Friday, July 6, 2007

WHAT I WANT TO KNOW, MR. FOOTBALL MAN, IS WHAT DO YOU DO ABOUT WILLIE MAYS: San Francisco is getting ready for baseball's All-Star Game next Tuesday, closing down streets and freeway ramps like they're Disney Stores. The city is festooned with banners and plastered with posters bearing the game's logo:



Usually, sporting event logos look like they're designed by the athletes themselves -- if you're going to call it an "all-star" event, then you actually have to cram in all the stars, the theory seems to go -- so this logo is surprisingly well-done. With all of the steroids, spousal threatening, and Yankee-stinking going on, MLB clearly and smartly wants to evoke a different, simpler, more innocent time. Everything about this serigraph by local graphic artist Michael Schwab serves a nostalgic idyll -- the uncomplicated blockiness that recalls the old WPA posters; the retro ballpark silhouette; the deep-blue late-afternoon summer sky; the stripped-down deco font. Even the last-minute edit -- the ball splashing into McCovey Cove, which, from Schwab's site, clearly came from MLB and not from Schwab himself -- helps place the event, both geographically and thematically. It's an aesthetically pleasing and commercially brilliant work.
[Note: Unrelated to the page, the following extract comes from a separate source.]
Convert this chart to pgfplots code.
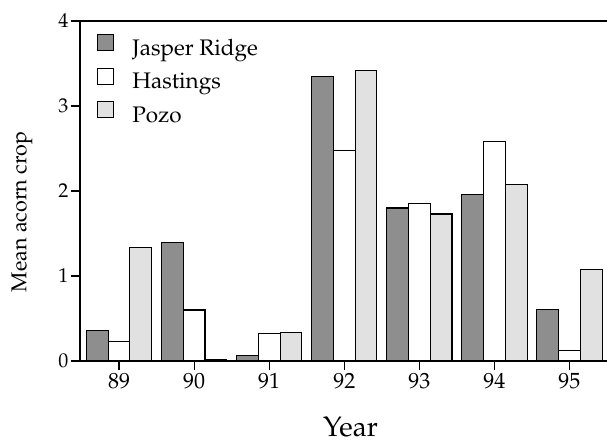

I'm a little less enthusiastic about the secondary marketing, though. Hopefully these are readable (but you can click the picture to enlarge):




The geographic pieces are odd -- not clear what trolleys, the Golden Gate bridge, and, uh, the Mission bell tower (? -- I'm new around here) have to do with baseball. And I both like and am troubled by the two baseball players, especially the pitcher, whose shadowy image is hanging from every other lamppost downtown. I like them because they are even more directly influenced by the WPA posters and the WPA posters' own influence, Soviet propaganda (as an aside, one has to appreciate the kookiness of the war-time US government reinforcing American values and ideals through a socialist arts program appropriating the vocabulary of communist art). All three promote their message with the same iconography -- vigorous and clean-cut young adults (usually, but not always, muscular men) proudly engaged in wholesome or patriotic labor. So what's wrong? Well, it's the shadow. First, I don't exactly understand what MLB and Schwab are getting at with the shaded face. That baseball players are shadowy figures with terrible secrets? Well, yes, but I thought that was the stuff MLB wanted you to forget. That all-stars are anonymous everymen? Hmm, I thought they were supposed to be stars. Even worse than the mixed message, though, is that these guys are clearly impostors. MLB parks are oriented so that the line from home plate through the pitcher's mound runs east-northeast. Why? To figure this out, stare directly into the afternoon sun while somebody throws a hard object near your head at 100 miles an hour, and let us know how that works for you. Yet in the posters, the sun is directly at the pitcher's back and in the batter's eyes -- the pitcher seems to be standing at home plate, throwing toward the mound. As much fun as this might be for an inning or so (or would be, if Carl Everett or AJ Pierzynski were playing), again, I don't think it's what MLB had in mind.